Copy out each line exactly as it appears.

══════

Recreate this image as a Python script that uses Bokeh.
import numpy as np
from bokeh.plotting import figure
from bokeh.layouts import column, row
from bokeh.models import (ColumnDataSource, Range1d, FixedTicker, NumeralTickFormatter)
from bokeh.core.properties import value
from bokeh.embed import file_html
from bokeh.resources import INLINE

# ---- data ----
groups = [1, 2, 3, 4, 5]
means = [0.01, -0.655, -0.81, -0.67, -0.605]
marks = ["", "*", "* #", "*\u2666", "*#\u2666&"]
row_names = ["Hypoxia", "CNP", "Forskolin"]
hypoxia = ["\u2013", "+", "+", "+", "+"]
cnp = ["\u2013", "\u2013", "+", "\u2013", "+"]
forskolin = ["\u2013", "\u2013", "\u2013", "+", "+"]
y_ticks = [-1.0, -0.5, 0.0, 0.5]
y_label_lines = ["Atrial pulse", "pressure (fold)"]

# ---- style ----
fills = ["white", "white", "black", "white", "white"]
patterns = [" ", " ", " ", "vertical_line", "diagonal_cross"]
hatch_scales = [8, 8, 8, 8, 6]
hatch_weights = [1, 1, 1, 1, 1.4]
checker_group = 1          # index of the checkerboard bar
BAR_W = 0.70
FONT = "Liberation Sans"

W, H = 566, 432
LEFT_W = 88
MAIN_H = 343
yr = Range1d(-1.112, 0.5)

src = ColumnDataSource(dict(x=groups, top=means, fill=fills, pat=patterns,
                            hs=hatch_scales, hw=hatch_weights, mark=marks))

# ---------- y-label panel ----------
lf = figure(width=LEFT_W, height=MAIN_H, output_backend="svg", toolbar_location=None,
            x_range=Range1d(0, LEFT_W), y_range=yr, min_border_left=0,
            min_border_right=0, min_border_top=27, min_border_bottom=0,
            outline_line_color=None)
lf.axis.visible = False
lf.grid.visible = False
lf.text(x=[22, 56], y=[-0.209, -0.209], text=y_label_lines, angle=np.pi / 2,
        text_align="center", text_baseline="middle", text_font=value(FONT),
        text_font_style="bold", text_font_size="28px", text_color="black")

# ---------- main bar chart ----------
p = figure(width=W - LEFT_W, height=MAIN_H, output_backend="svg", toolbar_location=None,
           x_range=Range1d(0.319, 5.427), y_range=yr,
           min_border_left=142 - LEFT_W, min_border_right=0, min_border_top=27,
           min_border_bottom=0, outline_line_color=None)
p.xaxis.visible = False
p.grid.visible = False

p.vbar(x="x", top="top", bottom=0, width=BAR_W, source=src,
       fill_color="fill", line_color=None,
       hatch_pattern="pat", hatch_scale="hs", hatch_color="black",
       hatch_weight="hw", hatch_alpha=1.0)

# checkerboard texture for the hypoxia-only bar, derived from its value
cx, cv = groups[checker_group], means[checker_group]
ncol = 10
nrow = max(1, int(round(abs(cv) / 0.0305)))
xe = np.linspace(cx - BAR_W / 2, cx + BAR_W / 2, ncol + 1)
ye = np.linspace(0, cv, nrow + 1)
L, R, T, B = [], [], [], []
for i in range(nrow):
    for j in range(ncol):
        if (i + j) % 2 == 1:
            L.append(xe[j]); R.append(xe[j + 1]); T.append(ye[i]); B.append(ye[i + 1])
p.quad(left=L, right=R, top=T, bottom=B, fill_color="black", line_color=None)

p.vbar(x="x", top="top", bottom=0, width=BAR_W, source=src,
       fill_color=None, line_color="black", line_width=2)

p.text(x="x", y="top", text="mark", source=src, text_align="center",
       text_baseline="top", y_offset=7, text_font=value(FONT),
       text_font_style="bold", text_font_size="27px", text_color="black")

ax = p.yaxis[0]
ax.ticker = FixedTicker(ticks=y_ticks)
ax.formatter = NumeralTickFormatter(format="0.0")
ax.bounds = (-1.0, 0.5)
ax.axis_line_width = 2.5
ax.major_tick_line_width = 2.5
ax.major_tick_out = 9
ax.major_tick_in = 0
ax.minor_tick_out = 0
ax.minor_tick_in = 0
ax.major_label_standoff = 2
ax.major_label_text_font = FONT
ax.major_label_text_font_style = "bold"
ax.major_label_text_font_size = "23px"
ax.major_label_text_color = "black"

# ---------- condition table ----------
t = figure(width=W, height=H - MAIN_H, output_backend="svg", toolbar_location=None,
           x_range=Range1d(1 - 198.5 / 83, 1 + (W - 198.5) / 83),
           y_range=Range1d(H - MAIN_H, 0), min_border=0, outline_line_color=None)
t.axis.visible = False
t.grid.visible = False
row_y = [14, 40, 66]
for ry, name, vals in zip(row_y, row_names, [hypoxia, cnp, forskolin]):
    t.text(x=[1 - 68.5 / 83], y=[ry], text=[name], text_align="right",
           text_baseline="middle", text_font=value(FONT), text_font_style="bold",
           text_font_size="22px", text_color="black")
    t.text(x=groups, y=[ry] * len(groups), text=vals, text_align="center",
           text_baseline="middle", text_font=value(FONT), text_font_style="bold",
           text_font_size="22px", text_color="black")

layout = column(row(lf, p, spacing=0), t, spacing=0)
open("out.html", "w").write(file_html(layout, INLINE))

══════

Result -
Recreate this image as a Python script that uses Bokeh.
import numpy as np
from bokeh.plotting import figure
from bokeh.layouts import column, row
from bokeh.models import (ColumnDataSource, Range1d, FixedTicker, NumeralTickFormatter)
from bokeh.core.properties import value
from bokeh.embed import file_html
from bokeh.resources import INLINE

# ---- data ----
groups = [1, 2, 3, 4, 5]
means = [0.01, -0.655, -0.81, -0.67, -0.605]
marks = ["", "*", "* #", "*\u2666", "*#\u2666&"]
row_names = ["Hypoxia", "CNP", "Forskolin"]
hypoxia = ["\u2013", "+", "+", "+", "+"]
cnp = ["\u2013", "\u2013", "+", "\u2013", "+"]
forskolin = ["\u2013", "\u2013", "\u2013", "+", "+"]
y_ticks = [-1.0, -0.5, 0.0, 0.5]
y_label_lines = ["Atrial pulse", "pressure (fold)"]

# ---- style ----
fills = ["white", "white", "black", "white", "white"]
patterns = [" ", " ", " ", "vertical_line", "diagonal_cross"]
hatch_scales = [8, 8, 8, 8, 6]
hatch_weights = [1, 1, 1, 1, 1.4]
checker_group = 1          # index of the checkerboard bar
BAR_W = 0.70
FONT = "Liberation Sans"

W, H = 566, 432
LEFT_W = 88
MAIN_H = 343
yr = Range1d(-1.112, 0.5)

src = ColumnDataSource(dict(x=groups, top=means, fill=fills, pat=patterns,
                            hs=hatch_scales, hw=hatch_weights, mark=marks))

# ---------- y-label panel ----------
lf = figure(width=LEFT_W, height=MAIN_H, output_backend="svg", toolbar_location=None,
            x_range=Range1d(0, LEFT_W), y_range=yr, min_border_left=0,
            min_border_right=0, min_border_top=27, min_border_bottom=0,
            outline_line_color=None)
lf.axis.visible = False
lf.grid.visible = False
lf.text(x=[22, 56], y=[-0.209, -0.209], text=y_label_lines, angle=np.pi / 2,
        text_align="center", text_baseline="middle", text_font=value(FONT),
        text_font_style="bold", text_font_size="28px", text_color="black")

# ---------- main bar chart ----------
p = figure(width=W - LEFT_W, height=MAIN_H, output_backend="svg", toolbar_location=None,
           x_range=Range1d(0.319, 5.427), y_range=yr,
           min_border_left=142 - LEFT_W, min_border_right=0, min_border_top=27,
           min_border_bottom=0, outline_line_color=None)
p.xaxis.visible = False
p.grid.visible = False

p.vbar(x="x", top="top", bottom=0, width=BAR_W, source=src,
       fill_color="fill", line_color=None,
       hatch_pattern="pat", hatch_scale="hs", hatch_color="black",
       hatch_weight="hw", hatch_alpha=1.0)

# checkerboard texture for the hypoxia-only bar, derived from its value
cx, cv = groups[checker_group], means[checker_group]
ncol = 10
nrow = max(1, int(round(abs(cv) / 0.0305)))
xe = np.linspace(cx - BAR_W / 2, cx + BAR_W / 2, ncol + 1)
ye = np.linspace(0, cv, nrow + 1)
L, R, T, B = [], [], [], []
for i in range(nrow):
    for j in range(ncol):
        if (i + j) % 2 == 1:
            L.append(xe[j]); R.append(xe[j + 1]); T.append(ye[i]); B.append(ye[i + 1])
p.quad(left=L, right=R, top=T, bottom=B, fill_color="black", line_color=None)

p.vbar(x="x", top="top", bottom=0, width=BAR_W, source=src,
       fill_color=None, line_color="black", line_width=2)

p.text(x="x", y="top", text="mark", source=src, text_align="center",
       text_baseline="top", y_offset=7, text_font=value(FONT),
       text_font_style="bold", text_font_size="27px", text_color="black")

ax = p.yaxis[0]
ax.ticker = FixedTicker(ticks=y_ticks)
ax.formatter = NumeralTickFormatter(format="0.0")
ax.bounds = (-1.0, 0.5)
ax.axis_line_width = 2.5
ax.major_tick_line_width = 2.5
ax.major_tick_out = 9
ax.major_tick_in = 0
ax.minor_tick_out = 0
ax.minor_tick_in = 0
ax.major_label_standoff = 2
ax.major_label_text_font = FONT
ax.major_label_text_font_style = "bold"
ax.major_label_text_font_size = "23px"
ax.major_label_text_color = "black"

# ---------- condition table ----------
t = figure(width=W, height=H - MAIN_H, output_backend="svg", toolbar_location=None,
           x_range=Range1d(1 - 198.5 / 83, 1 + (W - 198.5) / 83),
           y_range=Range1d(H - MAIN_H, 0), min_border=0, outline_line_color=None)
t.axis.visible = False
t.grid.visible = False
row_y = [14, 40, 66]
for ry, name, vals in zip(row_y, row_names, [hypoxia, cnp, forskolin]):
    t.text(x=[1 - 68.5 / 83], y=[ry], text=[name], text_align="right",
           text_baseline="middle", text_font=value(FONT), text_font_style="bold",
           text_font_size="22px", text_color="black")
    t.text(x=groups, y=[ry] * len(groups), text=vals, text_align="center",
           text_baseline="middle", text_font=value(FONT), text_font_style="bold",
           text_font_size="22px", text_color="black")

layout = column(row(lf, p, spacing=0), t, spacing=0)
open("out.html", "w").write(file_html(layout, INLINE))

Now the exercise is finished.